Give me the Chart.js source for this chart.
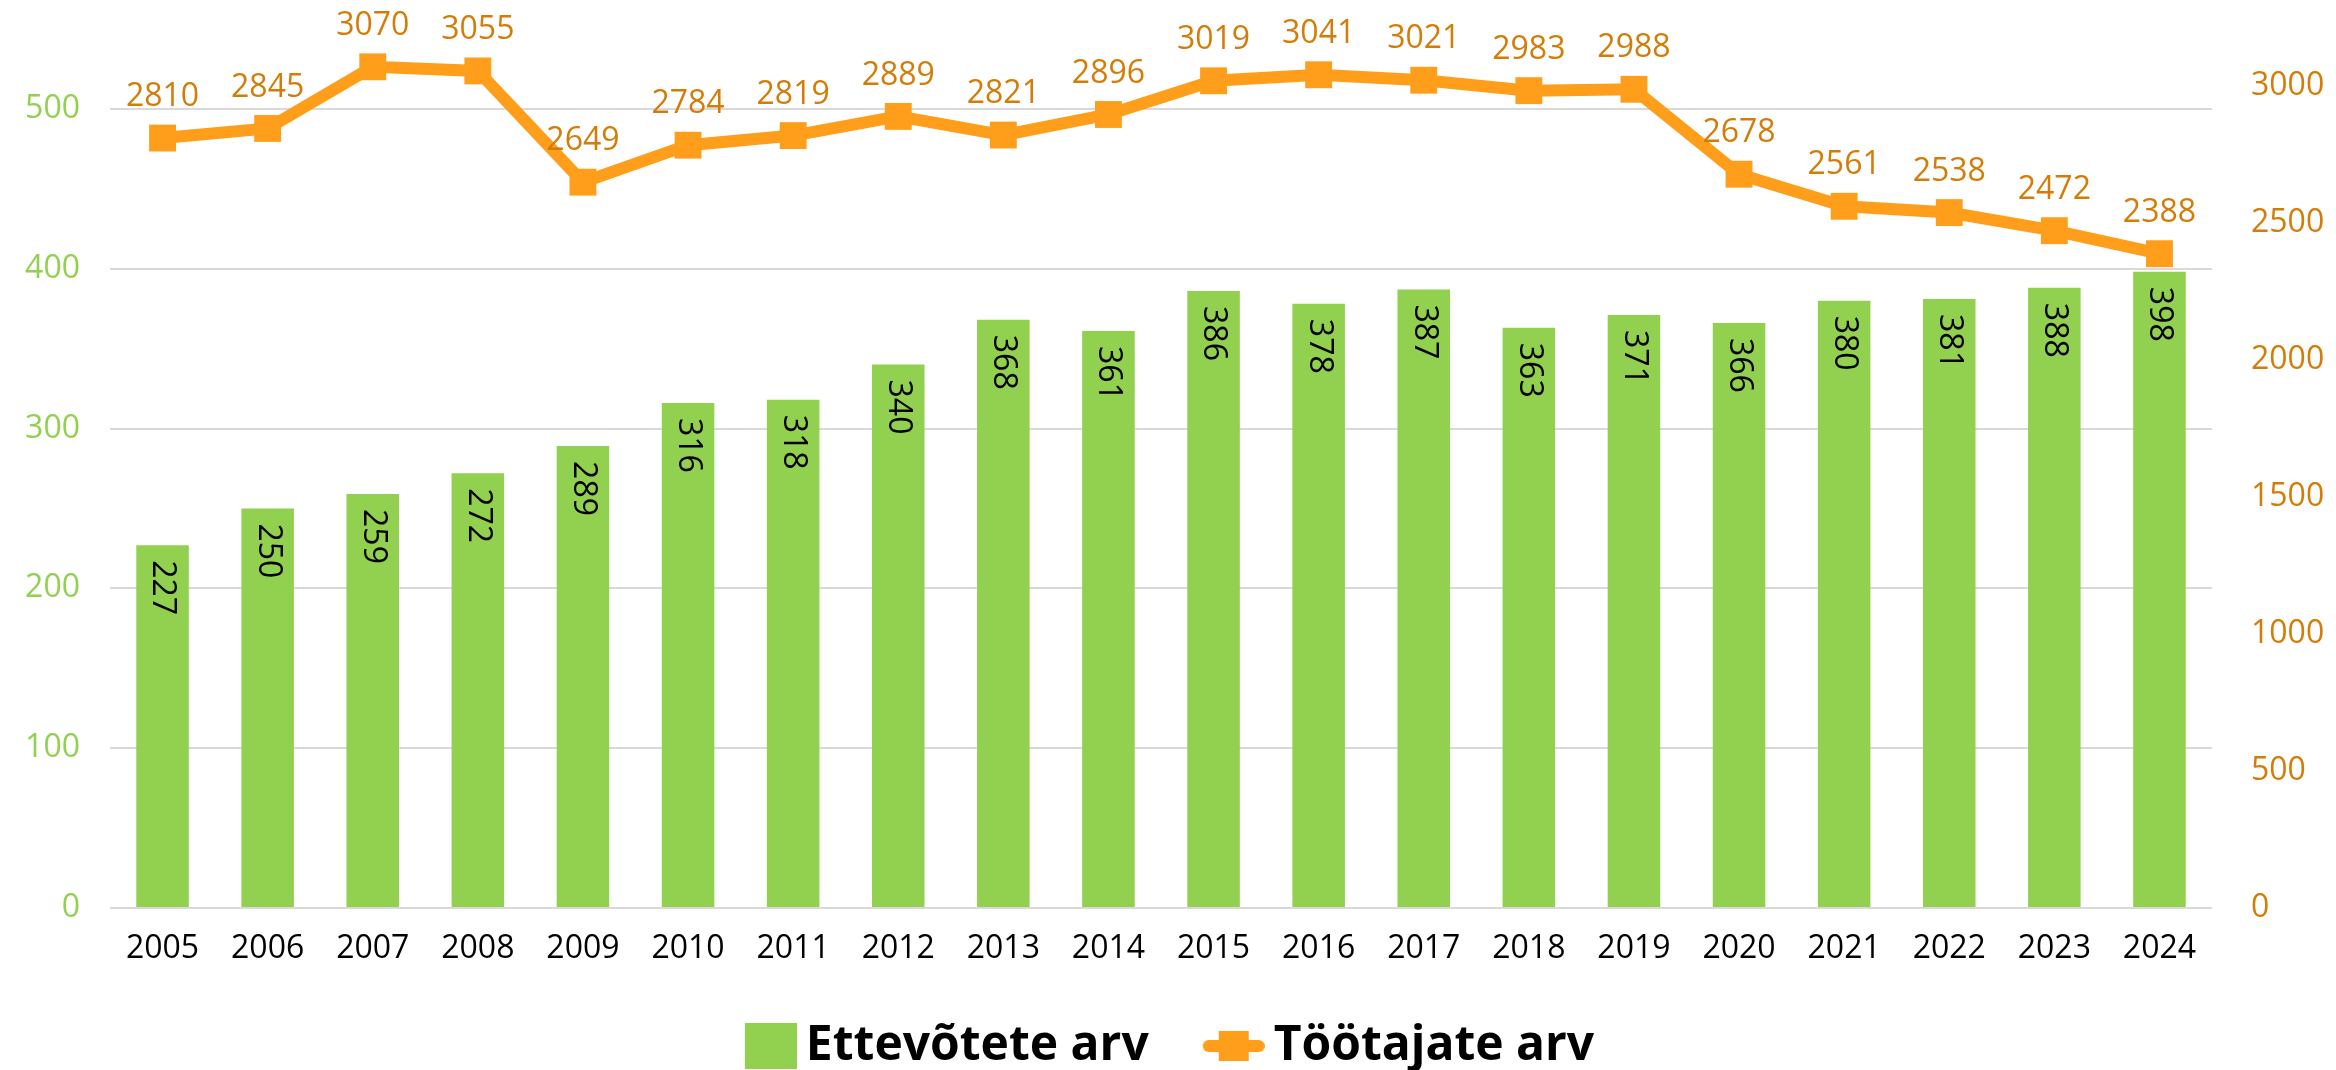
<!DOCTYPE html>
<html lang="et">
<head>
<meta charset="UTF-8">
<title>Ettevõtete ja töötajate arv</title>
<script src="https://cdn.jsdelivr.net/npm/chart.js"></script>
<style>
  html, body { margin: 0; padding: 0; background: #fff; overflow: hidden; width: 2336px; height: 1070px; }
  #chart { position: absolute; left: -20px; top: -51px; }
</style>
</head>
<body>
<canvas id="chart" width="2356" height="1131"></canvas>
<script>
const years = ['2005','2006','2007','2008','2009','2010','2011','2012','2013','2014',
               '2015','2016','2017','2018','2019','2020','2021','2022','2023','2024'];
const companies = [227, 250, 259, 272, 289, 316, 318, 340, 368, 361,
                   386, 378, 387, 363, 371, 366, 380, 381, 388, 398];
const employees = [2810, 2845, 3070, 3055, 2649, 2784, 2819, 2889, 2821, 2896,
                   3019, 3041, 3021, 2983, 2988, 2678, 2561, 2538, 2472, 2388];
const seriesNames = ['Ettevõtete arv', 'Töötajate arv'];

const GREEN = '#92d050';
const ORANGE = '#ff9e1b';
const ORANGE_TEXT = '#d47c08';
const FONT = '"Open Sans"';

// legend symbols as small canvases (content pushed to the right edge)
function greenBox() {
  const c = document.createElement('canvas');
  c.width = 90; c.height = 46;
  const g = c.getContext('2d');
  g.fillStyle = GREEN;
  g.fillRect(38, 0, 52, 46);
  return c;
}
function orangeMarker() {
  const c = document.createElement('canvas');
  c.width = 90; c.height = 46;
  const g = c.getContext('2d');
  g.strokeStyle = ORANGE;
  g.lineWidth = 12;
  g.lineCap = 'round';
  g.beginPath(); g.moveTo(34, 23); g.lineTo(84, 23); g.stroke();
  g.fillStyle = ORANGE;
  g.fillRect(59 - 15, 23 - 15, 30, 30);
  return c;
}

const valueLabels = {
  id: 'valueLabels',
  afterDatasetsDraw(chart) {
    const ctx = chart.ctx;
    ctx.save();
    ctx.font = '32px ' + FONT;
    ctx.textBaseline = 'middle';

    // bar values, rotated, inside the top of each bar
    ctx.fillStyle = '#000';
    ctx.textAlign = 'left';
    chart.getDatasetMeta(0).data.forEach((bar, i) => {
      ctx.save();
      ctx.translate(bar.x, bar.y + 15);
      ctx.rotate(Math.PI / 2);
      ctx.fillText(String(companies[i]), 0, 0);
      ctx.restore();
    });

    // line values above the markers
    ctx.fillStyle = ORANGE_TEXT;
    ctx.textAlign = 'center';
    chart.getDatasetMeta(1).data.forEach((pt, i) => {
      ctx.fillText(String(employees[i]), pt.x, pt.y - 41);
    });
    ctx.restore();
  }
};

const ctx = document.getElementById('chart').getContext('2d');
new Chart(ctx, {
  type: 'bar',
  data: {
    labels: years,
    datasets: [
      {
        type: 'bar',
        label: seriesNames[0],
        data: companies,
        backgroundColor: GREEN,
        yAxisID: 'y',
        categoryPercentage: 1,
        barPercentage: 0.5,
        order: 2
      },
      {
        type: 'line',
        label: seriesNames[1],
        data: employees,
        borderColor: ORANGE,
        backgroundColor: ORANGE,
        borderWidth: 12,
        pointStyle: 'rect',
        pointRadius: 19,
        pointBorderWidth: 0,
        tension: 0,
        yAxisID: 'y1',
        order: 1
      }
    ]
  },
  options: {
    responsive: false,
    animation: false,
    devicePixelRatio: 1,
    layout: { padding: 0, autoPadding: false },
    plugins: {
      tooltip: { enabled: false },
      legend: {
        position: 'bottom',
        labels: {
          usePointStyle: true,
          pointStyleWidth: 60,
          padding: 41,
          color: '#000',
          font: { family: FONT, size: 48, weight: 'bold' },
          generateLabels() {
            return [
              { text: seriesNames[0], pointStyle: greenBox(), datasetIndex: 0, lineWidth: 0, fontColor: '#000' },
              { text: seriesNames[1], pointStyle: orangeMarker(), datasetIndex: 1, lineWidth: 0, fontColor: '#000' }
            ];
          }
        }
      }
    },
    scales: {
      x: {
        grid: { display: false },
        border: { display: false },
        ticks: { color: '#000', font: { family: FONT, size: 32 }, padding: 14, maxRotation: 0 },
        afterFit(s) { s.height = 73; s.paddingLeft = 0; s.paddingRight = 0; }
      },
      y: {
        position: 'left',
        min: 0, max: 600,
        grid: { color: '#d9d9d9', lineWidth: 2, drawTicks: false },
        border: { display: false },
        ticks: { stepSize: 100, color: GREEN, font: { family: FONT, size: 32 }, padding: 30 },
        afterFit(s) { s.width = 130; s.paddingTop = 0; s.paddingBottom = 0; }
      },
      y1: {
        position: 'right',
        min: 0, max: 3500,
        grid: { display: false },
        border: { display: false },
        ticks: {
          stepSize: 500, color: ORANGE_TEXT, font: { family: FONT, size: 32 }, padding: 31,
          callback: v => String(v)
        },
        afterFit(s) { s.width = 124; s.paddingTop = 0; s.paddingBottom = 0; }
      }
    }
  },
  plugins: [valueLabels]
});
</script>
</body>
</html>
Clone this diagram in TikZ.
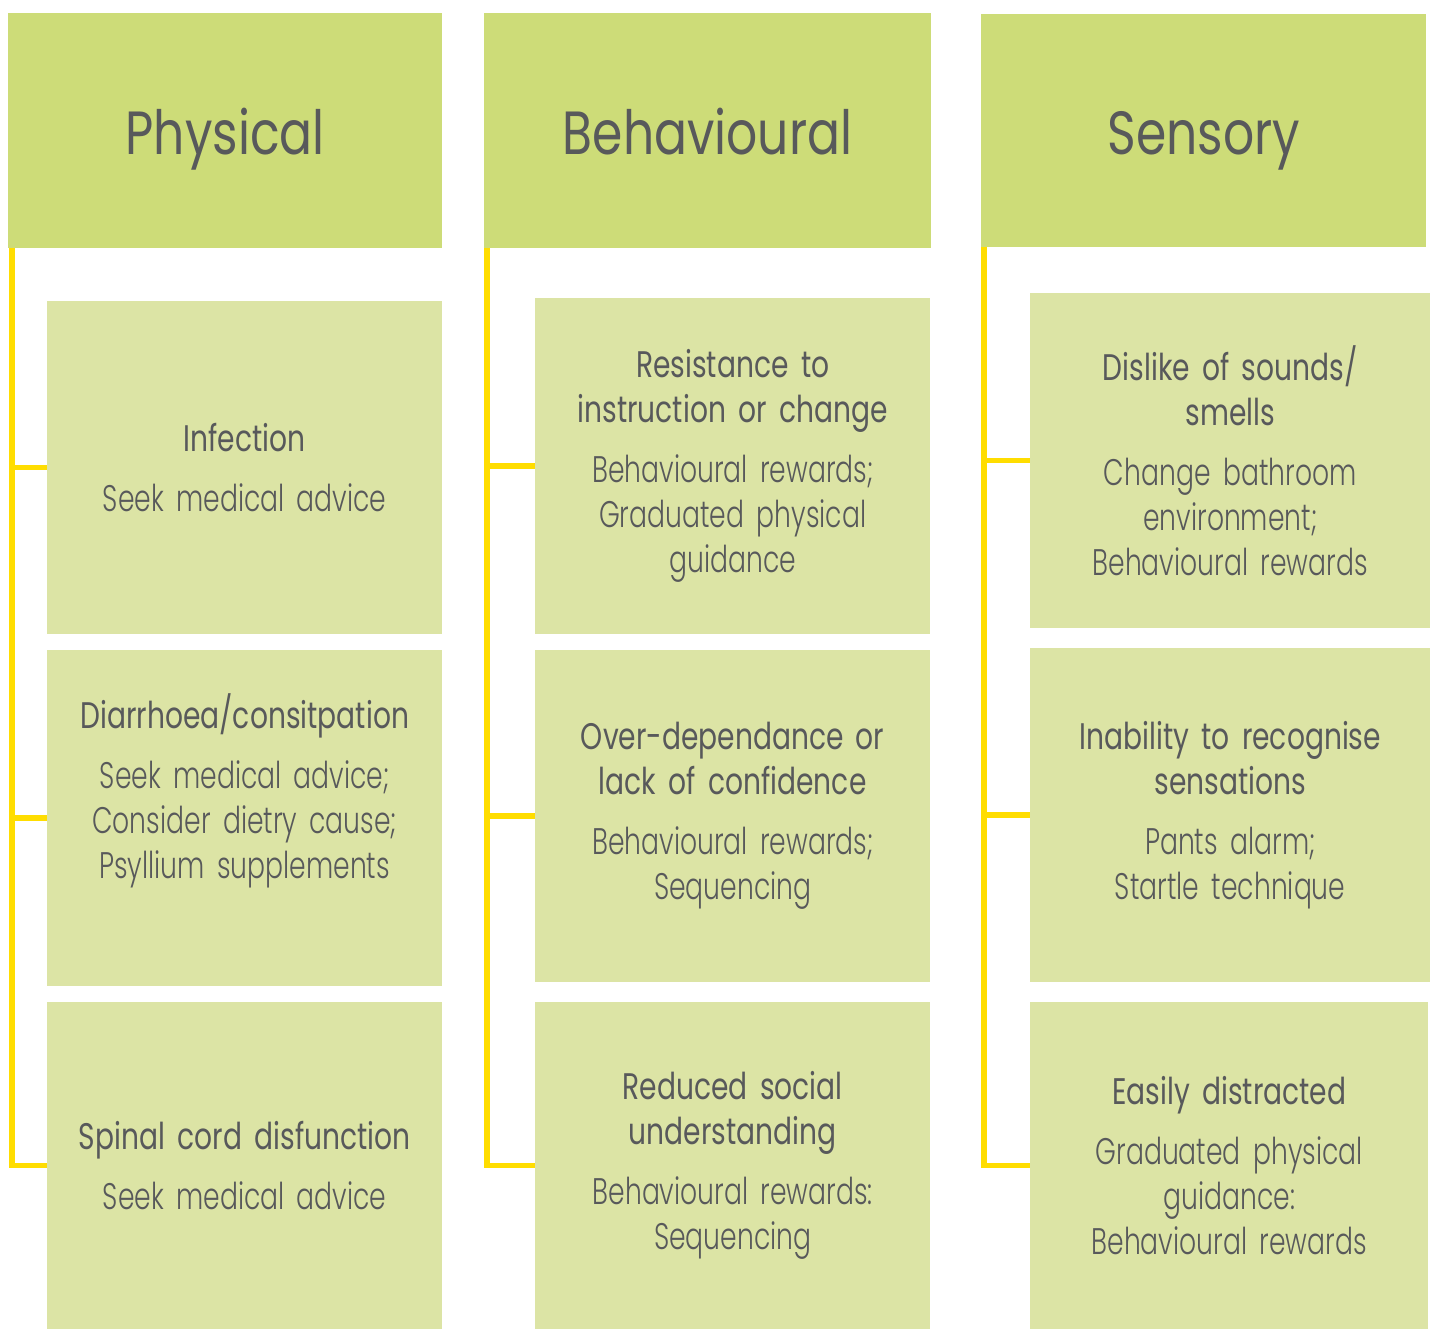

++++

= The request =
Without including any pictures, reproduce the listing exactly.

= Exercise output =
Give me the Chart.js source for this chart.
<!DOCTYPE html>
<html lang="et">
<head>
<meta charset="UTF-8">
<title>Ettevõtete ja töötajate arv</title>
<script src="https://cdn.jsdelivr.net/npm/chart.js"></script>
<style>
  html, body { margin: 0; padding: 0; background: #fff; overflow: hidden; width: 2336px; height: 1070px; }
  #chart { position: absolute; left: -20px; top: -51px; }
</style>
</head>
<body>
<canvas id="chart" width="2356" height="1131"></canvas>
<script>
const years = ['2005','2006','2007','2008','2009','2010','2011','2012','2013','2014',
               '2015','2016','2017','2018','2019','2020','2021','2022','2023','2024'];
const companies = [227, 250, 259, 272, 289, 316, 318, 340, 368, 361,
                   386, 378, 387, 363, 371, 366, 380, 381, 388, 398];
const employees = [2810, 2845, 3070, 3055, 2649, 2784, 2819, 2889, 2821, 2896,
                   3019, 3041, 3021, 2983, 2988, 2678, 2561, 2538, 2472, 2388];
const seriesNames = ['Ettevõtete arv', 'Töötajate arv'];

const GREEN = '#92d050';
const ORANGE = '#ff9e1b';
const ORANGE_TEXT = '#d47c08';
const FONT = '"Open Sans"';

// legend symbols as small canvases (content pushed to the right edge)
function greenBox() {
  const c = document.createElement('canvas');
  c.width = 90; c.height = 46;
  const g = c.getContext('2d');
  g.fillStyle = GREEN;
  g.fillRect(38, 0, 52, 46);
  return c;
}
function orangeMarker() {
  const c = document.createElement('canvas');
  c.width = 90; c.height = 46;
  const g = c.getContext('2d');
  g.strokeStyle = ORANGE;
  g.lineWidth = 12;
  g.lineCap = 'round';
  g.beginPath(); g.moveTo(34, 23); g.lineTo(84, 23); g.stroke();
  g.fillStyle = ORANGE;
  g.fillRect(59 - 15, 23 - 15, 30, 30);
  return c;
}

const valueLabels = {
  id: 'valueLabels',
  afterDatasetsDraw(chart) {
    const ctx = chart.ctx;
    ctx.save();
    ctx.font = '32px ' + FONT;
    ctx.textBaseline = 'middle';

    // bar values, rotated, inside the top of each bar
    ctx.fillStyle = '#000';
    ctx.textAlign = 'left';
    chart.getDatasetMeta(0).data.forEach((bar, i) => {
      ctx.save();
      ctx.translate(bar.x, bar.y + 15);
      ctx.rotate(Math.PI / 2);
      ctx.fillText(String(companies[i]), 0, 0);
      ctx.restore();
    });

    // line values above the markers
    ctx.fillStyle = ORANGE_TEXT;
    ctx.textAlign = 'center';
    chart.getDatasetMeta(1).data.forEach((pt, i) => {
      ctx.fillText(String(employees[i]), pt.x, pt.y - 41);
    });
    ctx.restore();
  }
};

const ctx = document.getElementById('chart').getContext('2d');
new Chart(ctx, {
  type: 'bar',
  data: {
    labels: years,
    datasets: [
      {
        type: 'bar',
        label: seriesNames[0],
        data: companies,
        backgroundColor: GREEN,
        yAxisID: 'y',
        categoryPercentage: 1,
        barPercentage: 0.5,
        order: 2
      },
      {
        type: 'line',
        label: seriesNames[1],
        data: employees,
        borderColor: ORANGE,
        backgroundColor: ORANGE,
        borderWidth: 12,
        pointStyle: 'rect',
        pointRadius: 19,
        pointBorderWidth: 0,
        tension: 0,
        yAxisID: 'y1',
        order: 1
      }
    ]
  },
  options: {
    responsive: false,
    animation: false,
    devicePixelRatio: 1,
    layout: { padding: 0, autoPadding: false },
    plugins: {
      tooltip: { enabled: false },
      legend: {
        position: 'bottom',
        labels: {
          usePointStyle: true,
          pointStyleWidth: 60,
          padding: 41,
          color: '#000',
          font: { family: FONT, size: 48, weight: 'bold' },
          generateLabels() {
            return [
              { text: seriesNames[0], pointStyle: greenBox(), datasetIndex: 0, lineWidth: 0, fontColor: '#000' },
              { text: seriesNames[1], pointStyle: orangeMarker(), datasetIndex: 1, lineWidth: 0, fontColor: '#000' }
            ];
          }
        }
      }
    },
    scales: {
      x: {
        grid: { display: false },
        border: { display: false },
        ticks: { color: '#000', font: { family: FONT, size: 32 }, padding: 14, maxRotation: 0 },
        afterFit(s) { s.height = 73; s.paddingLeft = 0; s.paddingRight = 0; }
      },
      y: {
        position: 'left',
        min: 0, max: 600,
        grid: { color: '#d9d9d9', lineWidth: 2, drawTicks: false },
        border: { display: false },
        ticks: { stepSize: 100, color: GREEN, font: { family: FONT, size: 32 }, padding: 30 },
        afterFit(s) { s.width = 130; s.paddingTop = 0; s.paddingBottom = 0; }
      },
      y1: {
        position: 'right',
        min: 0, max: 3500,
        grid: { display: false },
        border: { display: false },
        ticks: {
          stepSize: 500, color: ORANGE_TEXT, font: { family: FONT, size: 32 }, padding: 31,
          callback: v => String(v)
        },
        afterFit(s) { s.width = 124; s.paddingTop = 0; s.paddingBottom = 0; }
      }
    }
  },
  plugins: [valueLabels]
});
</script>
</body>
</html>
Clone this diagram in TikZ.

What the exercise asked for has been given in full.